In Alamo Heights, premium preparation is rarely about making a home look trendy. It is about making it feel elevated, intentional, and easy for buyers to understand.

That usually means you are doing three things at once:

  • Preserving the home’s original strengths
  • Removing distractions that weaken first impressions
  • Presenting the property clearly online and in person

This is where design awareness matters. A character-rich home often benefits most from careful editing, restrained updates, and a presentation strategy that highlights architecture, scale, light, and livability.

If you are preparing an Alamo Heights home for sale, a tailored plan can help you decide what is worth doing now, what can stay as-is, and how to position your property for the strongest response. If you want thoughtful guidance on presentation, pricing, and launch strategy, connect with Claudia Wheeler for a polished, locally informed approach.

FAQs

What updates matter most when preparing an Alamo Heights home for sale?

  • The most important updates are usually decluttering, deep cleaning, visible repairs, neutral paint, improved lighting, and focused staging in the living room, primary bedroom, kitchen, and dining room.

Does every room need staging in an Alamo Heights listing?

  • No. NAR data suggests sellers should prioritize the rooms buyers care about most, especially the living room, primary bedroom, kitchen, and dining room.

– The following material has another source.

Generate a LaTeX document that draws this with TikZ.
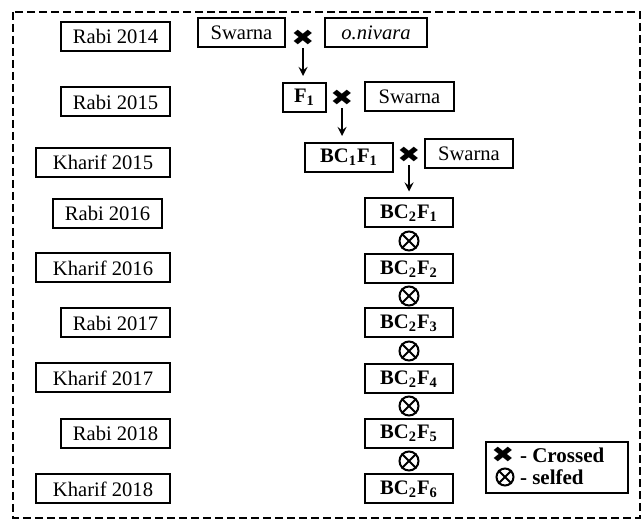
\documentclass[tikz,border=0pt]{standalone}
\usepackage{fontspec}
\usepackage{graphicx}
\setmainfont{Liberation Serif}
\newfontfamily\symfont{DejaVu Sans}
\usetikzlibrary{arrows}
\newcommand{\crossmark}{\scalebox{1.25}[1]{✖}}

\begin{document}
\begin{tikzpicture}[x=0.5pt, y=-0.5pt,
        font=\fontsize{10.3}{12}\selectfont,
        box/.style={rectangle, draw, line width=1pt, minimum height=14.5pt, inner sep=0pt},
        rabi/.style={box, minimum width=54.5pt, anchor=east},
        kharif/.style={box, minimum width=67pt, anchor=east},
        gen/.style={box, minimum width=44pt, font=\fontsize{10.3}{12}\selectfont\bfseries},
        crossed/.style={inner sep=0pt, font=\symfont\fontsize{11}{11}\selectfont},
        selfed/.style={circle, draw, line width=1pt, minimum size=9.5pt, inner sep=0pt},
        arrow/.style={line width=1pt, ->, >=stealth, shorten >=3pt, shorten <=1pt}
    ]
        \useasboundingbox (0,0) rectangle (644,519);
        \draw[dashed, line width=1.2pt, dash pattern=on 4pt off 2pt] (13,12) rectangle (640,518);

        % --- Seasons ---
        \node[rabi]   (p1) at (171, 36.5)  {Rabi 2014};
        \node[rabi]   (p2) at (171, 102)   {Rabi 2015};
        \node[kharif] (p3) at (171, 162.5) {Kharif 2015};
        \node[rabi]   (p4) at (163, 213.5) {Rabi 2016};
        \node[kharif] (p5) at (171, 268)   {Kharif 2016};
        \node[rabi]   (p6) at (171, 323)   {Rabi 2017};
        \node[kharif] (p7) at (171, 378)   {Kharif 2017};
        \node[rabi]   (p8) at (171, 433.5) {Rabi 2018};
        \node[kharif] (p9) at (171, 489)   {Kharif 2018};

        % --- Crosses ---
        \node[box, minimum width=43.5pt] (sw1) at (241.5, 33) {Swarna};
        \node[crossed] (x1) at (303, 38) {\crossmark};
        \node[box, minimum width=51pt] (nv) at (376, 33) {\textit{o.nivara}};
        \node[gen, minimum width=21.5pt] (f1) at (304.5, 97.5) {F\textsubscript{1}};
        \node[crossed] (x2) at (342, 98) {\crossmark};
        \node[box, minimum width=44.5pt] (sw2) at (409.5, 96.5) {Swarna};
        \node[gen] (bc1) at (349, 157.5) {BC\textsubscript{1}F\textsubscript{1}};
        \node[crossed] (x3) at (409, 155) {\crossmark};
        \node[box, minimum width=44pt] (sw3) at (469, 154) {Swarna};
        \draw[arrow] (x1) -- (x1 |- f1.north);
        \draw[arrow] (x2) -- (x2 |- bc1.north);

        % --- Selfing ---
        \node[gen] (bc21) at (409, 213) {BC\textsubscript{2}F\textsubscript{1}};
        \node[gen] (bc22) at (409, 269) {BC\textsubscript{2}F\textsubscript{2}};
        \node[gen] (bc23) at (409, 323) {BC\textsubscript{2}F\textsubscript{3}};
        \node[gen] (bc24) at (409, 379) {BC\textsubscript{2}F\textsubscript{4}};
        \node[gen] (bc25) at (409, 433.5) {BC\textsubscript{2}F\textsubscript{5}};
        \node[gen] (bc26) at (409, 489) {BC\textsubscript{2}F\textsubscript{6}};
        \draw[arrow] (x3) -- (x3 |- bc21.north);
        \foreach \n/\y in {o1/241, o2/296, o3/351, o4/406, o5/461} {
            \node[selfed] (\n) at (409, \y) {};
            \draw[line width=1pt] (\n.north east) -- (\n.south west) (\n.north west) -- (\n.south east);
        }

        % --- Legend ---
        \node[box, line width=0.8pt, minimum width=71pt, minimum height=25.5pt] (leg) at (557, 467.5) {};
        \node[crossed] (lx) at (503, 455) {\crossmark};
        \node[anchor=west, font=\fontsize{10.5}{12}\selectfont\bfseries] (lxt) at (513, 455) {- Crossed};
        \node[selfed, minimum size=8.5pt] (lo) at (505, 477) {};
        \draw[line width=1pt] (lo.north east) -- (lo.south west) (lo.north west) -- (lo.south east);
        \node[anchor=west, font=\fontsize{10.5}{12}\selectfont\bfseries] (lot) at (513, 477) {- selfed};
    \end{tikzpicture}
\end{document}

How much should you renovate before listing a home in Alamo Heights?

  • In many cases, selective improvements work better than major renovation. The goal is to make the home feel clean, updated, and move-in ready while keeping the character that buyers may value.

What matters most in online marketing for an Alamo Heights home sale?

  • Listing photos matter most. NAR reports that photos are the most useful feature for buyers searching online, so clean, bright, accurate images should be a top priority.

Do you need to check local rules before tree work in Alamo Heights?

  • Yes. The city’s tree preservation ordinance may require permits or mitigation for certain removals, so it is smart to review the rules before major pruning or removal work begins.